Saturday: all day in the studio, working on figuring out those wall-forms. I need some bigger bats  if I’m going to go larger (which I’d like to!) with the wall-forms; as it was, I had to find some greenboard to give myself enough room to alter their footprints. These guys are getting big, and I like it!

wallforms.
Sunday: in the studio, figuring out and finishing those wall-forms. Now they’re drying. While the body-forms tend to have a front and a back, these have multiple fronts, multiple backs. They remind me of photos I’ve seen of Utah canyons. It’s an exciting new development for the project.

Whirlwind! That’s easily a hundred pounds of wet clay at once, and a substantial number of hours. Invigorating. After a year, I’m starting to understand the internal logic. I feel like I’m making progress.

grindingstones.
Also, at last, got the grindingstones back from being bisqued… they had been on my shelf drying for weeks. Sorry about the lack of focus; it’s cropped from another shot.
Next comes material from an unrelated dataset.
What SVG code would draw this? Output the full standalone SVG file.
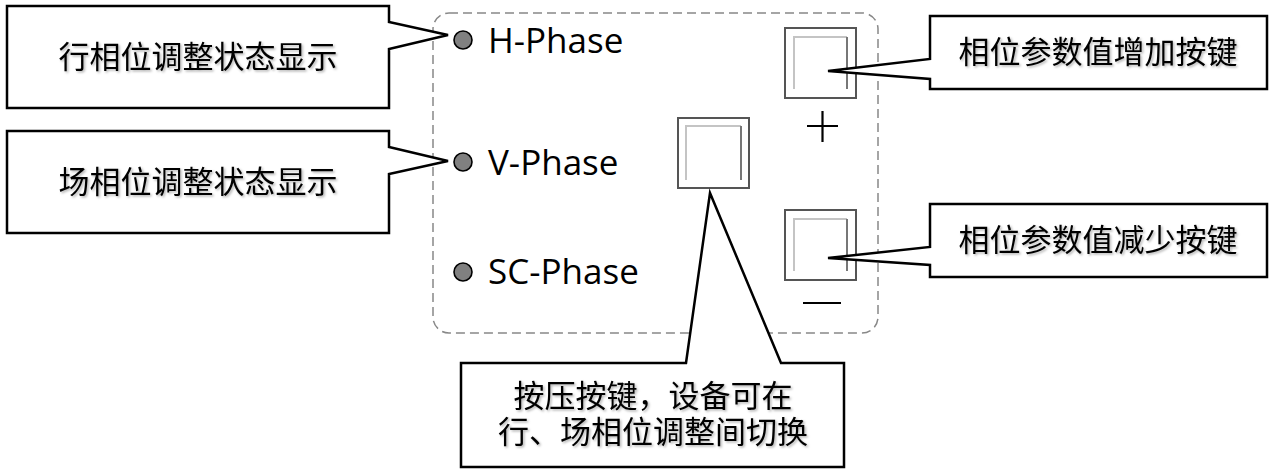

But I’m also excited about this form, and haven’t mentioned it much. These will also be going on a trip through a wood kiln. Hurrah.



Sketches for 1810 North
Tuesday October 20th 2009, 6:11 pm
Filed under: Uncategorized

After the WCC firing, I was driving back with a friend from Lillstreet and we were discussing how I’d been thinking of making really, really large body-forms. We were looking at the interior space in clover-leaves (the highway entrance, not the plant), the edges of woods, various buildings, building types. Some places the forms might work well, some places poorly. A couple of days after that discussion, on October 6, I did a few sketches.

Though at this point I’ve realized how this idea diverges from my initial intent, the sketches I  made are still pretty cool. I’ll take the idea someplace, eventually. The space is one I found and photographed – 1810 North… something… between Clark and Halsted… – and found them when considering spaces to play the forms against. Enjoy.

wallforms.
The structure is a bowtruss with skylight, bearing masonry walls, and tongue and groove roof deck.

wallforms.
The two farther ones have a nice bulging quality to them. Water balloons? The way I described the contours works pretty well.

wallforms.
These fell a little flat; the perspective feels like the viewer is at a distance.

wallforms.
Then I tried getting them to interact with each other more. The dynamic was visually exciting; I’ll make some pieces to explore the idea. As a drawing, I like this.

wallforms.
The sculpture at the far right one gives the best sense of perspective, but I don’t really like how it looks and the middle form is kind of blah.

My pen was misbehaving the whole time I was making these drawings, but in the end I got some valuable information from the process.